10). Ndlovu Iyangena – Tokolo.

Bite Size Theory: Is It My Body?

“For me, music is much more of an area where ritual can happen, which is completely different from how I think about art making. It’s something that I don’t think successfully exists anymore. Music is very much about the spatial situation, and the body, and how the body affects sound, and movement affects sound, and how the audience is a willing partner in making it all come together. By agreeing to enter the space, the audience is almost confirming that what you’re doing is music, or at least that it’s a performance. It wouldn’t be the same without the audience.

Kim Gordon, 2014, Is It My Body? Selected Texts, Sternberg Press.

Bite Size Theory: Let’s Talk About Love

“In daily life music is usually part of other activities, from dancing to housework to sex to gossip to dinner. In critical discourse it’s as if the only action going on when music is playing is the activity of evaluating music. The question becomes, “Is this good music to listen to while you’re making aesthetic judgments?” Which may explain what makes some bands critics’ darlings: Sonic Youth, for instance, is not great music to dance to, but it’s a terrific soundtrack for making aesthetic judgments”.

Carl Wilson, 2007, Let’s Talk About Love: A Journey to the End of Taste, Bloomsbury.

 

Touch Me I’m Sick

JDEntirely coincidentally, this week, the week that HMV went into administration, I have finally decided to get rid of my LPs and cassettes – the former unplayed since 2000, the latter briefly revived in a house move in 2009, but long forgotten before that. I already have duplicate CD versions of some of these, or CDs of greatest hits which do much the same thing; and I have ordered a dozen or so replacements on CD from one of those online sites that has hastened HMVs decline, on the principle that every household with two female children growing up in it needs to contain a copy of Liz Phair’s Exile in Guyville, as well as London Calling (and I  don’t feel that guilty about HMV, I feel I did my bit to help them over the Xmas period). Nevertheless, this has meant deciding that there is a whole bunch of music I don’t want to listen to anymore.

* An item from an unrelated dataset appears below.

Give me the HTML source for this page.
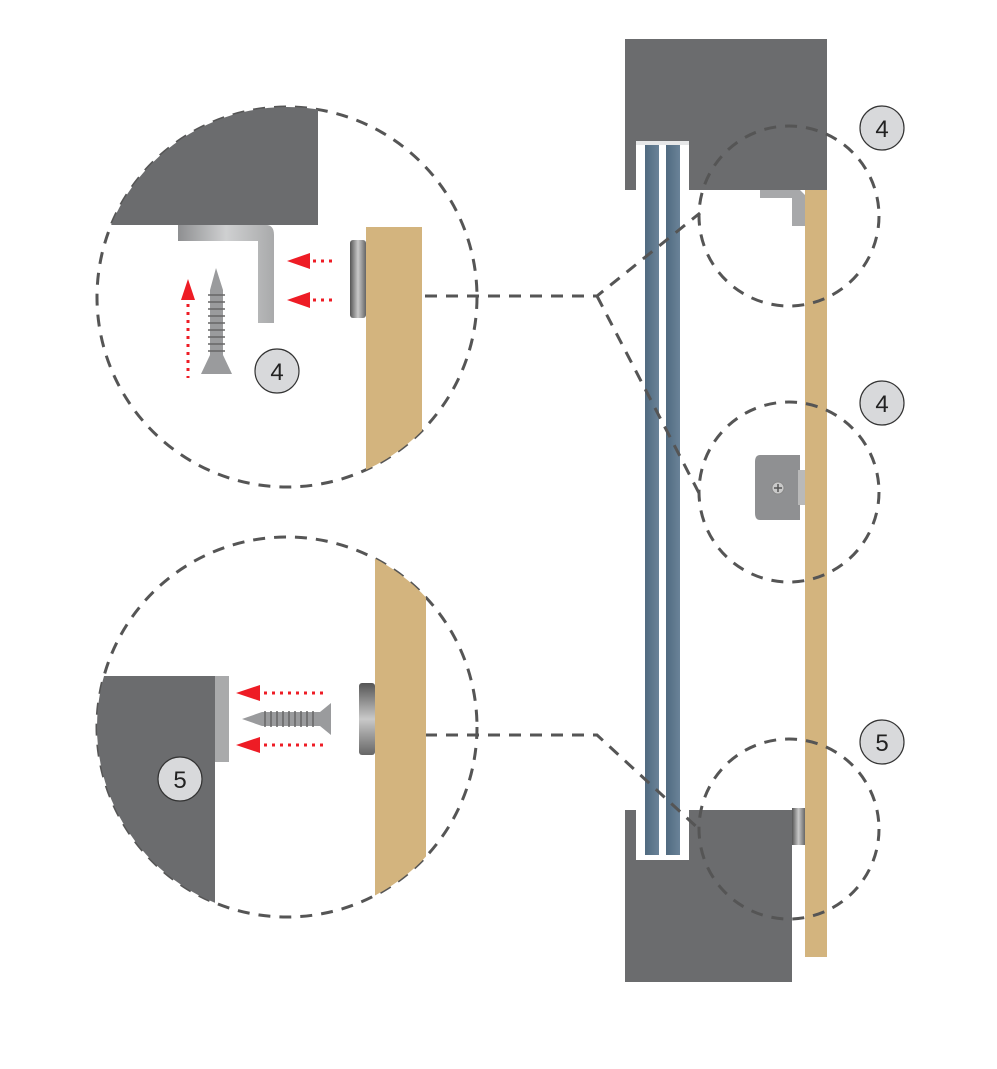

I’m not a great believer in the idea that music sounds better on vinyl, or even in the ritual of taking records out of sleeves and that sort of thing; I do think having a physical object as the repository for music is crucial to how I at least listen – browsing a list of titles isn’t the same as browsing a shelf of poorly organised things. But there is something to be said for the LP as an art object, over CDs – I’m keeping Fear of Music ‘cos it has a weird corrugation pattern on it. What I have been going through, deciding what to chuck, what to replace, and what few to keep, is a distinctive aesthetic, not necessarily as constrained as even I remember: mid-to-late-80s-white-boy-Indie, sandwiched between the fading of New Wave and the horrors of post-Nirvana grunge. When the whole world seemed very jangly.

CodIn most cases, letting go has been fairly easy. I don’t have any great desire to return to Big Black’s Songs about Fucking, one of the least sexy records ever; or Dinosaur Jr; or Polvo. And I’ve decided that I no longer need to keep either of my sisters’ copies of David Bowie’s Changes One, or the family copy of The Beatles’ 1962-66 ‘red’ greatest hits.

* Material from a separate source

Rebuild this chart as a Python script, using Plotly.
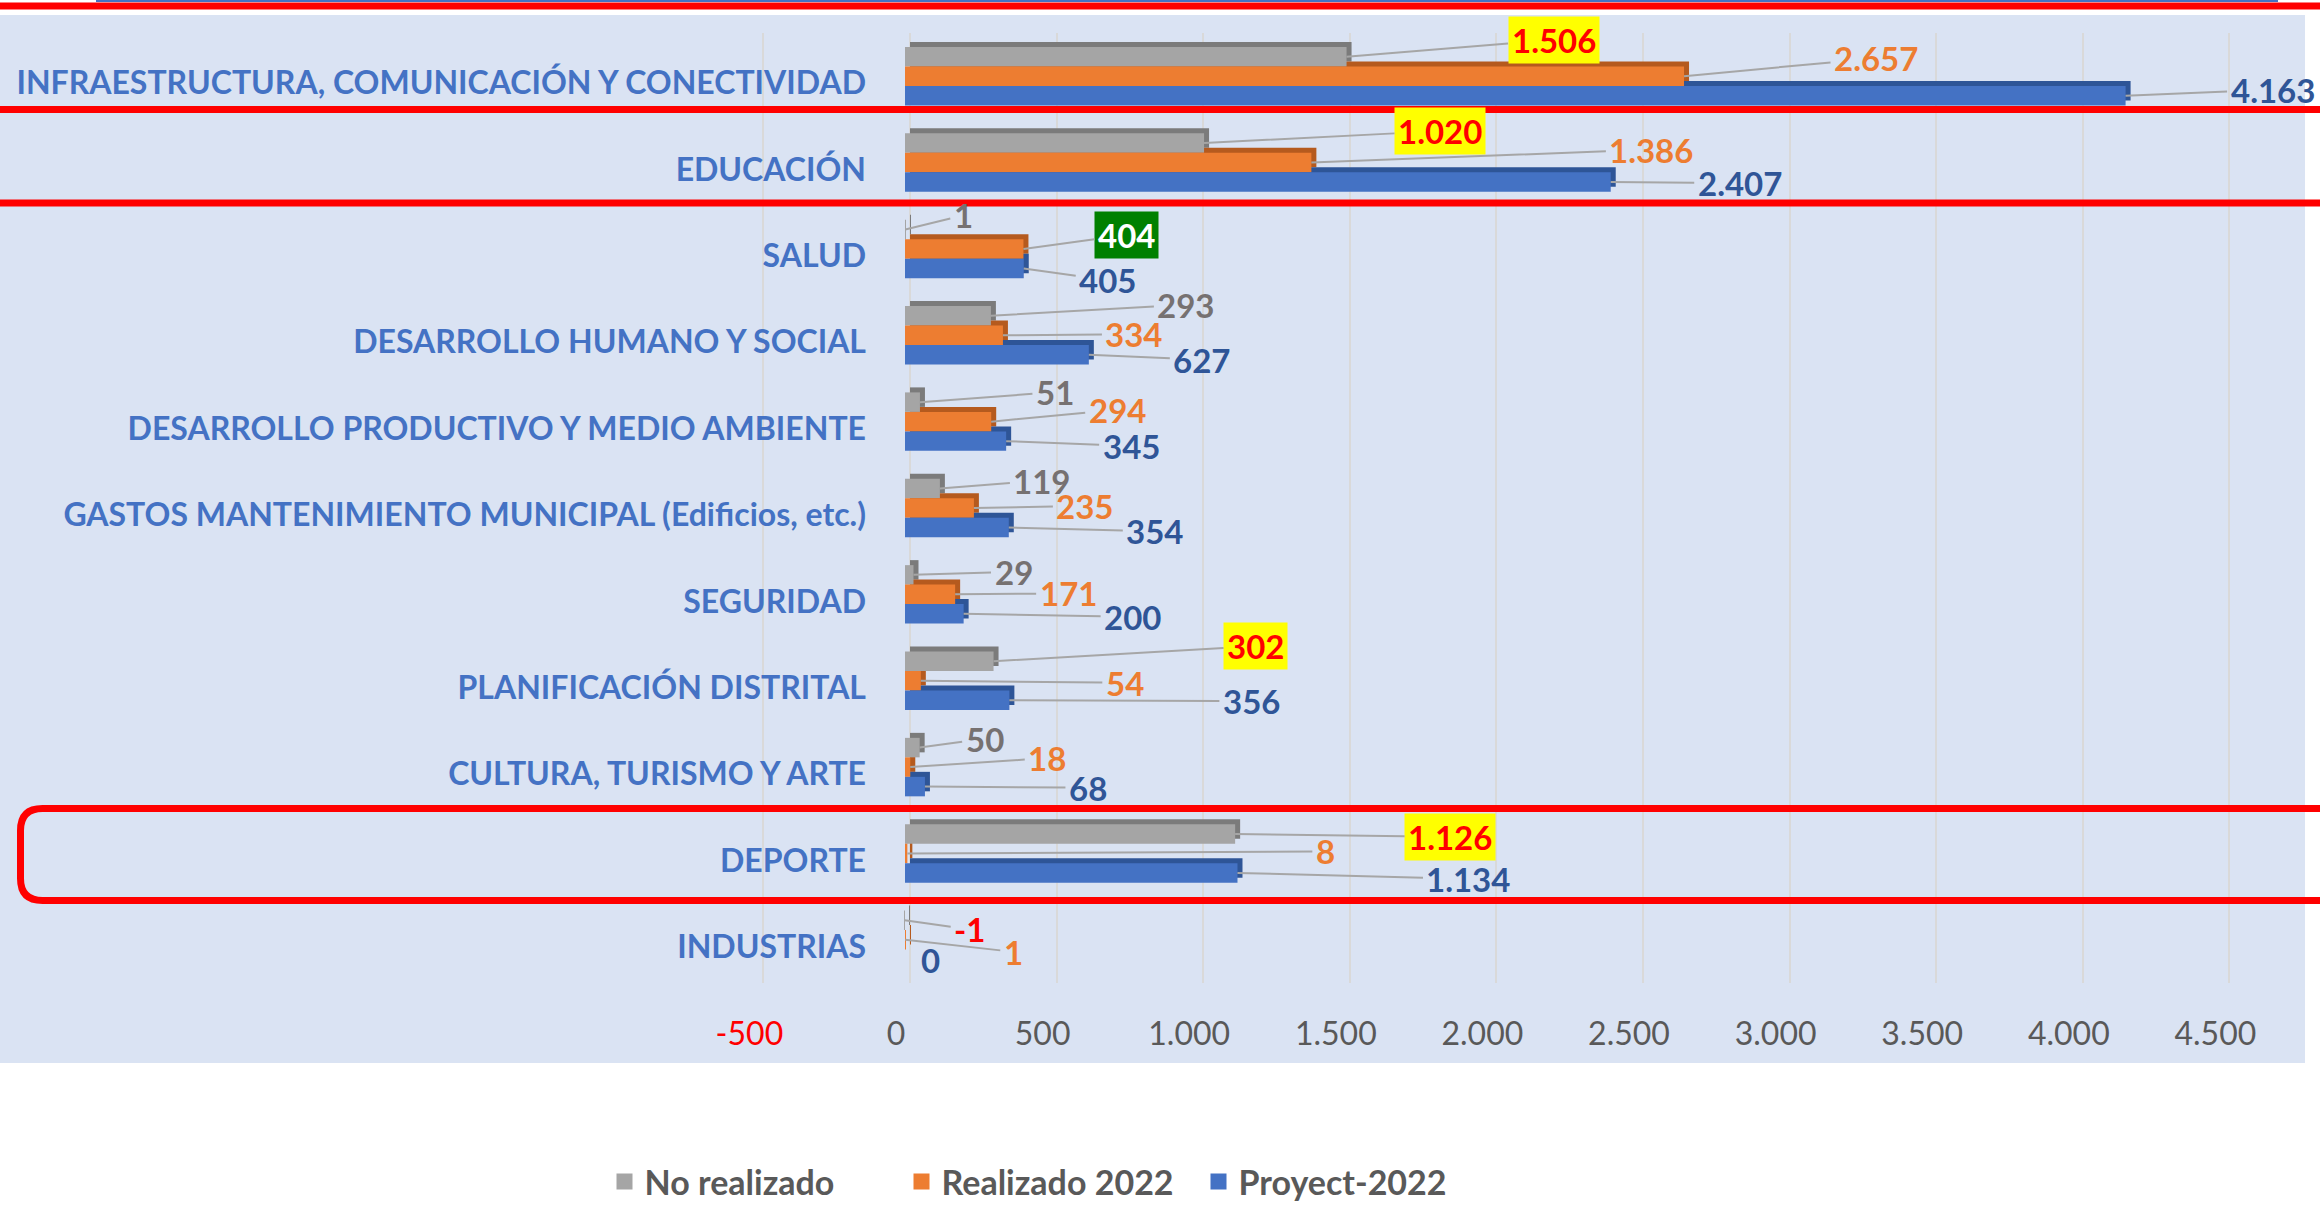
import plotly.graph_objects as go

# ---------------- data ----------------
categories = [
    "INFRAESTRUCTURA, COMUNICACIÓN Y CONECTIVIDAD",
    "EDUCACIÓN",
    "SALUD",
    "DESARROLLO HUMANO Y SOCIAL",
    "DESARROLLO PRODUCTIVO Y MEDIO AMBIENTE",
    "GASTOS MANTENIMIENTO MUNICIPAL (Edificios, etc.)",
    "SEGURIDAD",
    "PLANIFICACIÓN DISTRITAL",
    "CULTURA, TURISMO Y ARTE",
    "DEPORTE",
    "INDUSTRIAS",
]
no_realizado = [1506, 1020, 1, 293, 51, 119, 29, 302, 50, 1126, -1]
realizado_2022 = [2657, 1386, 404, 334, 294, 235, 171, 54, 18, 8, 1]
proyect_2022 = [4163, 2407, 405, 627, 345, 354, 200, 356, 68, 1134, 0]
series_names = ["No realizado", "Realizado 2022", "Proyect-2022"]
x_tickvals = [-500, 0, 500, 1000, 1500, 2000, 2500, 3000, 3500, 4000, 4500]

# ---------------- styling / placement ----------------
W, H = 2320, 1208
L, R, T, B = 0, 2305, 33, 983
ZERO_PX = 905
K = 146.6 / 500.0            # px per unit
CAT_PX = (B - T) / len(categories)
DEPTH = 5                    # 3D depth in px

front_colors = ["#A5A5A5", "#ED7D31", "#4472C4"]
side_colors = ["#7B7B7B", "#B55A1E", "#2E5597"]
label_colors = ["#767171", "#ED7D31", "#2F5597"]
FONT = "Lato"

# label offsets (px) from bar end: per series, per category
label_offsets = [
    [(207, -17), (236, -12), (58, -14), (195, -11), (135, -10), (102, -8), (100, -3), (262, -15), (65, -9), (215, 3), (65, 9)],
    [(192, -18), (340, -13), (103, -14), (131, -1), (126, -12), (111, -2), (113, -1), (204, 2), (137, -9), (418, -2), (108, 12)],
    [(147, -6), (129, 1), (84, 12), (113, 5), (125, 5), (146, 4), (169, 3), (242, 1), (163, 1), (231, 6), (25, 1)],
]
highlight = {
    (0, 0): "yellow", (0, 1): "yellow", (0, 7): "yellow", (0, 9): "yellow",
    (1, 2): "green", (0, 10): "red",
}
no_leader = {(2, 10)}

r0 = (L - ZERO_PX) / K
r1 = (R - ZERO_PX) / K
ysh = DEPTH / CAT_PX


def px_x(px):
    return (px - L) / (R - L)


def px_y(py):
    return (B - py) / (B - T)


def fmt(v):
    return f"{v:,}".replace(",", ".")


series = [no_realizado, realizado_2022, proyect_2022]

fig = go.Figure()

# 3D depth (shadow) bars on shifted axes
for i, vals in enumerate(series):
    fig.add_trace(go.Bar(
        x=vals, y=categories, orientation="h", xaxis="x", yaxis="y",
        marker=dict(color=side_colors[i], line=dict(width=0)),
        showlegend=False, hoverinfo="skip",
    ))

# front bars
for i, vals in enumerate(series):
    fig.add_trace(go.Bar(
        x=vals, y=categories, orientation="h", xaxis="x2", yaxis="y2",
        name=series_names[i], legendgroup=series_names[i], showlegend=False,
        marker=dict(color=front_colors[i], line=dict(width=0)),
    ))

# legend entries with larger square symbols
for i in range(3):
    fig.add_trace(go.Scatter(
        x=[None], y=[None], mode="markers", xaxis="x2", yaxis="y2",
        name=series_names[i], legendgroup=series_names[i],
        marker=dict(symbol="square", size=18, color=front_colors[i]),
    ))

bar_h = CAT_PX * (1 - 0.323) / 3
annotations = []
for i, vals in enumerate(series):
    yshift = [bar_h, 0, -bar_h][i]
    for j, v in enumerate(vals):
        dx, dy = label_offsets[i][j]
        hl = highlight.get((i, j))
        color = label_colors[i]
        bg = "rgba(0,0,0,0)"
        if hl == "yellow":
            color, bg = "#FF0000", "#FFFF00"
        elif hl == "green":
            color, bg = "#FFFFFF", "#008000"
        elif hl == "red":
            color = "#FF0000"
        annotations.append(dict(
            x=v, y=categories[j], xref="x2", yref="y2", yshift=yshift,
            text=fmt(v), showarrow=True, ax=dx, ay=dy,
            arrowhead=0, arrowwidth=2,
            arrowcolor="rgba(0,0,0,0)" if (i, j) in no_leader else "#A6A6A6",
            standoff=0, startstandoff=0,
            font=dict(family=FONT, size=33, color=color, weight="bold"),
            bgcolor=bg, borderpad=3,
        ))

ticktext = ['<span style="color:#FF0000">' + fmt(v) + '</span>' if v < 0 else fmt(v) for v in x_tickvals]

shapes = [
    dict(type="rect", xref="paper", yref="paper", layer="below",
         x0=px_x(0), x1=px_x(2305), y0=px_y(1063), y1=px_y(15),
         fillcolor="#DAE3F3", line=dict(width=0)),
    dict(type="line", xref="paper", yref="paper",
         x0=px_x(96), x1=px_x(2278), y0=px_y(1), y1=px_y(1),
         line=dict(color="#4472C4", width=2)),
]
for yline in (6, 109.5, 203):
    shapes.append(dict(type="line", xref="paper", yref="paper",
                       x0=px_x(-10), x1=px_x(2330), y0=px_y(yline), y1=px_y(yline),
                       line=dict(color="#FF0000", width=7)))
# rounded box around DEPORTE
bx, top, bot, rad = 20.5, 808.5, 900.5, 22
path = (f"M {px_x(2335)},{px_y(top)} L {px_x(bx + rad)},{px_y(top)} "
        f"Q {px_x(bx)},{px_y(top)} {px_x(bx)},{px_y(top + rad)} "
        f"L {px_x(bx)},{px_y(bot - rad)} "
        f"Q {px_x(bx)},{px_y(bot)} {px_x(bx + rad)},{px_y(bot)} "
        f"L {px_x(2335)},{px_y(bot)}")
shapes.append(dict(type="path", xref="paper", yref="paper", path=path,
                   line=dict(color="#FF0000", width=7)))

fig.update_layout(
    width=W, height=H,
    margin=dict(l=L, r=W - R, t=T, b=H - B, autoexpand=False),
    paper_bgcolor="#FFFFFF", plot_bgcolor="rgba(0,0,0,0)",
    barmode="group", bargap=0.323, bargroupgap=0,
    separators=",.",
    xaxis=dict(
        domain=[0, 1], anchor="y",
        range=[r0 - DEPTH / K, r1 - DEPTH / K],
        tickmode="array", tickvals=x_tickvals, ticktext=ticktext,
        showgrid=True, gridcolor="#D9D9D9", gridwidth=2, zeroline=False,
        showline=False, ticks="outside", ticklen=23, tickcolor="rgba(0,0,0,0)",
        ticklabelshift=-14,
        tickfont=dict(family=FONT, size=32, color="#595959"),
        automargin=False,
    ),
    yaxis=dict(
        type="category", categoryorder="array", categoryarray=categories,
        range=[len(categories) - 0.5 + ysh, -0.5 + ysh],
        showticklabels=False, showgrid=False, zeroline=False, showline=False,
        automargin=False,
    ),
    xaxis2=dict(
        overlaying="x", anchor="y2", range=[r0, r1],
        showgrid=False, zeroline=False, showticklabels=False, showline=False,
        automargin=False,
    ),
    yaxis2=dict(
        overlaying="y", anchor="free", position=px_x(866), side="left",
        type="category", categoryorder="array", categoryarray=categories,
        range=[len(categories) - 0.5, -0.5],
        showgrid=False, zeroline=False, showline=False, ticks="",
        ticklabelshift=-7,
        tickfont=dict(family=FONT, size=32, color="#4472C4", weight="bold"),
        automargin=False,
    ),
    legend=dict(
        orientation="h", xref="container", yref="container",
        x=1050 / W, xanchor="center", y=1 - 1182 / H, yanchor="middle",
        font=dict(family=FONT, size=34, color="#595959", weight="bold"),
        bgcolor="rgba(0,0,0,0)", itemsizing="trace",
        entrywidth=252, entrywidthmode="pixels",
    ),
    annotations=annotations,
    shapes=shapes,
    showlegend=True,
)

fig.write_html("out.html", config={"displayModeBar": False},
               post_script="document.body.style.margin='0px';")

But I’ve also rediscovered things I had forgotten about – at the risk of embarrassment, or not, things like Pavement’s Slanted and Enchanted, Talk Talk’s The Colour of Spring, Eartha Kitt, The Colorblind James Experience, Dionne Farris, The Aquanettas, Scrawl, who I saw almost get electrocuted in Columbus, Ohio in 1998, even The Triffids, whose career was ruined by Jason and Kylie’s wedding. I’ve also discovered to my surprise that I seem to have acquired every record ever made by the Throwing Muses up to the mid-90s.

I have been left wondering what principle I used to apply when buying some things on LP rather than cassette – some sense that certain things might be listened to on the move, perhaps, or maybe a sense that some albums you were meant to buy as LPs because they were proper and serious. I can’t remember when I bought my last record on vinyl, although I have a feeling it might have been a second-hand copy of Fleetwood Mac’s Rumours in Reading in about 2000. The first was Remember You’re a Womble. They’re both going out.

Choreographed pop

I had a night out last night, on my own though – my thirty-nine week pregnant partner stayed at home for some reason. I went to see the UK premiere of the new David Byrne concert film, Ride Rise and Roar [I should keep this blog from becoming excessively focussed on him shouldn’t I]. When I say I went to the premiere, this is sort of true – last night was the premiere of the film, somewhere in London, but the film was simulcast in other cinemas round the country. This exciting event attracted a total of 8 people to the Swindon screening – me, and seven other people; I was the youngest. Oh well, that tells you something about Swindon I suppose. There was supposed to be a live simulcast Q&A session with Byrne afterwards, but rather inevitably the cinema in Swindon couldn’t connect up properly. Oh well, I left happy. The film is great – it is about the choreographing of the performance, as well as a film of the show itself. It made me realise how unusual it is to see any movement on stage for standard ‘rock’ music or ‘indie’ music – for guitar based pop, that is. Take That, or Girls Aloud, that sort of pop music is always animated, which is part of what differentiates it as a distinctive genre.  Concert movies are also rather static – any movement comes from lighting, camera positions, editing, and so on. Nobody dances in The Last Waltz. So it was fascinating, and toe-tap inducing, to see  old Talking Heads songs and new Byrne/Eno songs literally put into motion.